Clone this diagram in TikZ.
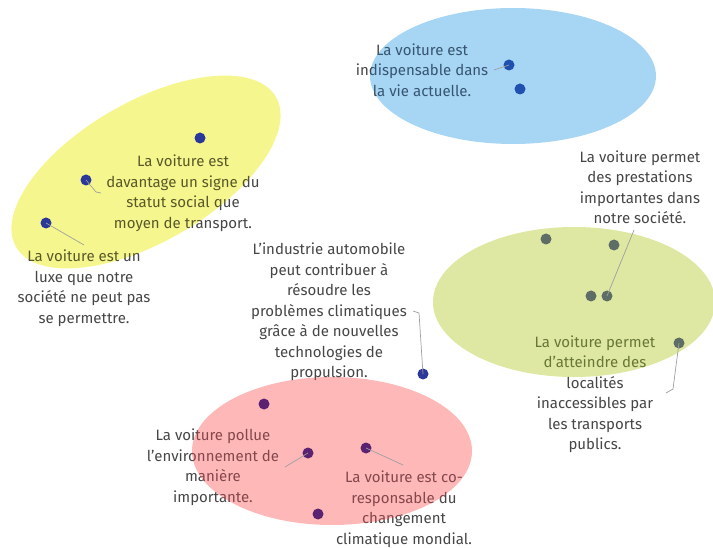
\documentclass[tikz,border=0pt]{standalone}
\usepackage{fontspec}
\setmainfont{Fira Sans}
\usepackage{tikz}
\usetikzlibrary{positioning}
\usepackage{xcolor}
\definecolor{yellowarea}{RGB}{246,246,142}
\definecolor{bluearea}{RGB}{166,214,244}
\definecolor{greenarea}{RGB}{222,232,162}
\definecolor{redarea}{RGB}{255,184,184}
\definecolor{textgrey}{RGB}{70,70,70}
\definecolor{yellowtext}{RGB}{88,88,42}
\definecolor{bluetext}{RGB}{55,85,112}
\definecolor{greentext}{RGB}{104,118,56}
\definecolor{redtext}{RGB}{132,72,76}
\definecolor{navydot}{RGB}{42,56,153}
\definecolor{bluedot}{RGB}{32,80,176}
\definecolor{greydot}{RGB}{94,110,102}
\definecolor{purpledot}{RGB}{90,34,112}

% all statements, in one text colour
\newcommand{\opinions}[1]{%
\node [opinion, text=#1] (statut) at (183,193) {La voiture est\\davantage un signe du\\statut social que\\moyen de transport.};
\node [opinion, text=#1] (luxe) at (84,288) {La voiture est un\\luxe que notre\\société ne peut pas\\se permettre.};
\node [opinion, text=#1] (indisp) at (422,70) {La voiture est\\indispensable dans\\la vie actuelle.};
\node [opinion, text=#1] (prestations) at (640,187) {La voiture permet\\des prestations\\importantes dans\\notre société.};
\node [opinion, text=#1] (localites) at (595,394) {La voiture permet\\d’atteindre des\\localités\\inaccessibles par\\les transports\\publics.};
\node [opinion, text=#1] (industrie) at (329,312) {L’industrie automobile\\peut contribuer à\\résoudre les\\problèmes climatiques\\grâce à de nouvelles\\technologies de\\propulsion.};
\node [opinion, text=#1] (pollue) at (213,467) {La voiture pollue\\l’environnement de\\manière\\importante.};
\node [opinion, text=#1] (coresp) at (404,509) {La voiture est co-\\responsable du\\changement\\climatique mondial.};
}

\begin{document}
\begin{tikzpicture}[x=1pt,y=-1pt]
\tikzstyle{opinion} = [align=center, inner sep=0pt,
font=\fontsize{15}{20.5}\selectfont]
\tikzstyle{bullet} = [circle, inner sep=0pt, minimum size=11pt]
\tikzstyle{leader} = [draw=gray!75, line width=0.7pt]
\useasboundingbox (0,0) rectangle (713,548);
% areas
\fill[yellowarea, rotate around={30:(146,172)}] (146,172) ellipse [x radius=150, y radius=70];
\fill[bluearea] (513,76) ellipse [x radius=143, y radius=68];
\fill[greenarea] (574,302) ellipse [x radius=141, y radius=75];
\fill[redarea] (332,451) ellipse [x radius=140, y radius=74];
% texts: grey outside the areas, tinted inside
\begin{scope}[even odd rule]
\clip (-10,-10) rectangle (723,558)
  {[rotate around={30:(146,172)}] (146,172) ellipse [x radius=150, y radius=70]}
  (513,76) ellipse [x radius=143, y radius=68]
  (574,302) ellipse [x radius=141, y radius=75]
  (332,451) ellipse [x radius=140, y radius=74];
\opinions{textgrey}
\end{scope}
\begin{scope}
\clip[rotate around={30:(146,172)}] (146,172) ellipse [x radius=150, y radius=70];
\opinions{yellowtext}
\end{scope}
\begin{scope}
\clip (513,76) ellipse [x radius=143, y radius=68];
\opinions{bluetext}
\end{scope}
\begin{scope}
\clip (574,302) ellipse [x radius=141, y radius=75];
\opinions{greentext}
\end{scope}
\begin{scope}
\clip (332,451) ellipse [x radius=140, y radius=74];
\opinions{redtext}
\end{scope}
% dots
\node [bullet, fill=navydot] (y1) at (200,138) {};
\node [bullet, fill=navydot] (y2) at (86,180) {};
\node [bullet, fill=navydot] (y3) at (46,223) {};
\node [bullet, fill=bluedot] (b1) at (509,65) {};
\node [bullet, fill=bluedot] (b2) at (520,89) {};
\node [bullet, fill=greydot] (g1) at (546,239) {};
\node [bullet, fill=greydot] (g2) at (614,245) {};
\node [bullet, fill=greydot] (g3) at (591,296) {};
\node [bullet, fill=greydot] (g4) at (607,296) {};
\node [bullet, fill=greydot] (g5) at (679,343) {};
\node [bullet, fill=navydot] (i1) at (423,374) {};
\node [bullet, fill=purpledot] (r1) at (264,404) {};
\node [bullet, fill=purpledot] (r2) at (308,453) {};
\node [bullet, fill=purpledot] (r3) at (366,448) {};
\node [bullet, fill=purpledot] (r4) at (318,514) {};
% leaders
\coordinate (statutend) at (101,193);
\coordinate (luxeend) at (84,245);
\coordinate (indispend) at (494,70);
\coordinate (prestend) at (634,230);
\coordinate (localend) at (666,393);
\coordinate (industend) at (413,311);
\coordinate (polluend) at (285,467);
\coordinate (corespend) at (403,465);
\draw [leader] (y2.center) -- (96,192) -- (statutend);
\draw [leader] (y3.center) -- (luxeend);
\draw [leader] (b1.center) -- (indispend);
\draw [leader] (g4.center) -- (prestend);
\draw [leader] (g5.center) -- (673,389) -- (localend);
\draw [leader] (i1.center) -- (419,313) -- (industend);
\draw [leader] (r2.center) -- (polluend);
\draw [leader] (r3.center) -- (corespend);
\end{tikzpicture}
\end{document}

### STATED GOAL
Repeat the listing above exactly, with no pictures.

### RIGHT ANSWER
Clone this diagram in TikZ.
\documentclass[tikz,border=0pt]{standalone}
\usepackage{fontspec}
\setmainfont{Fira Sans}
\usepackage{tikz}
\usetikzlibrary{positioning}
\usepackage{xcolor}
\definecolor{yellowarea}{RGB}{246,246,142}
\definecolor{bluearea}{RGB}{166,214,244}
\definecolor{greenarea}{RGB}{222,232,162}
\definecolor{redarea}{RGB}{255,184,184}
\definecolor{textgrey}{RGB}{70,70,70}
\definecolor{yellowtext}{RGB}{88,88,42}
\definecolor{bluetext}{RGB}{55,85,112}
\definecolor{greentext}{RGB}{104,118,56}
\definecolor{redtext}{RGB}{132,72,76}
\definecolor{navydot}{RGB}{42,56,153}
\definecolor{bluedot}{RGB}{32,80,176}
\definecolor{greydot}{RGB}{94,110,102}
\definecolor{purpledot}{RGB}{90,34,112}

% all statements, in one text colour
\newcommand{\opinions}[1]{%
\node [opinion, text=#1] (statut) at (183,193) {La voiture est\\davantage un signe du\\statut social que\\moyen de transport.};
\node [opinion, text=#1] (luxe) at (84,288) {La voiture est un\\luxe que notre\\société ne peut pas\\se permettre.};
\node [opinion, text=#1] (indisp) at (422,70) {La voiture est\\indispensable dans\\la vie actuelle.};
\node [opinion, text=#1] (prestations) at (640,187) {La voiture permet\\des prestations\\importantes dans\\notre société.};
\node [opinion, text=#1] (localites) at (595,394) {La voiture permet\\d’atteindre des\\localités\\inaccessibles par\\les transports\\publics.};
\node [opinion, text=#1] (industrie) at (329,312) {L’industrie automobile\\peut contribuer à\\résoudre les\\problèmes climatiques\\grâce à de nouvelles\\technologies de\\propulsion.};
\node [opinion, text=#1] (pollue) at (213,467) {La voiture pollue\\l’environnement de\\manière\\importante.};
\node [opinion, text=#1] (coresp) at (404,509) {La voiture est co-\\responsable du\\changement\\climatique mondial.};
}

\begin{document}
\begin{tikzpicture}[x=1pt,y=-1pt]
\tikzstyle{opinion} = [align=center, inner sep=0pt,
font=\fontsize{15}{20.5}\selectfont]
\tikzstyle{bullet} = [circle, inner sep=0pt, minimum size=11pt]
\tikzstyle{leader} = [draw=gray!75, line width=0.7pt]
\useasboundingbox (0,0) rectangle (713,548);
% areas
\fill[yellowarea, rotate around={30:(146,172)}] (146,172) ellipse [x radius=150, y radius=70];
\fill[bluearea] (513,76) ellipse [x radius=143, y radius=68];
\fill[greenarea] (574,302) ellipse [x radius=141, y radius=75];
\fill[redarea] (332,451) ellipse [x radius=140, y radius=74];
% texts: grey outside the areas, tinted inside
\begin{scope}[even odd rule]
\clip (-10,-10) rectangle (723,558)
  {[rotate around={30:(146,172)}] (146,172) ellipse [x radius=150, y radius=70]}
  (513,76) ellipse [x radius=143, y radius=68]
  (574,302) ellipse [x radius=141, y radius=75]
  (332,451) ellipse [x radius=140, y radius=74];
\opinions{textgrey}
\end{scope}
\begin{scope}
\clip[rotate around={30:(146,172)}] (146,172) ellipse [x radius=150, y radius=70];
\opinions{yellowtext}
\end{scope}
\begin{scope}
\clip (513,76) ellipse [x radius=143, y radius=68];
\opinions{bluetext}
\end{scope}
\begin{scope}
\clip (574,302) ellipse [x radius=141, y radius=75];
\opinions{greentext}
\end{scope}
\begin{scope}
\clip (332,451) ellipse [x radius=140, y radius=74];
\opinions{redtext}
\end{scope}
% dots
\node [bullet, fill=navydot] (y1) at (200,138) {};
\node [bullet, fill=navydot] (y2) at (86,180) {};
\node [bullet, fill=navydot] (y3) at (46,223) {};
\node [bullet, fill=bluedot] (b1) at (509,65) {};
\node [bullet, fill=bluedot] (b2) at (520,89) {};
\node [bullet, fill=greydot] (g1) at (546,239) {};
\node [bullet, fill=greydot] (g2) at (614,245) {};
\node [bullet, fill=greydot] (g3) at (591,296) {};
\node [bullet, fill=greydot] (g4) at (607,296) {};
\node [bullet, fill=greydot] (g5) at (679,343) {};
\node [bullet, fill=navydot] (i1) at (423,374) {};
\node [bullet, fill=purpledot] (r1) at (264,404) {};
\node [bullet, fill=purpledot] (r2) at (308,453) {};
\node [bullet, fill=purpledot] (r3) at (366,448) {};
\node [bullet, fill=purpledot] (r4) at (318,514) {};
% leaders
\coordinate (statutend) at (101,193);
\coordinate (luxeend) at (84,245);
\coordinate (indispend) at (494,70);
\coordinate (prestend) at (634,230);
\coordinate (localend) at (666,393);
\coordinate (industend) at (413,311);
\coordinate (polluend) at (285,467);
\coordinate (corespend) at (403,465);
\draw [leader] (y2.center) -- (96,192) -- (statutend);
\draw [leader] (y3.center) -- (luxeend);
\draw [leader] (b1.center) -- (indispend);
\draw [leader] (g4.center) -- (prestend);
\draw [leader] (g5.center) -- (673,389) -- (localend);
\draw [leader] (i1.center) -- (419,313) -- (industend);
\draw [leader] (r2.center) -- (polluend);
\draw [leader] (r3.center) -- (corespend);
\end{tikzpicture}
\end{document}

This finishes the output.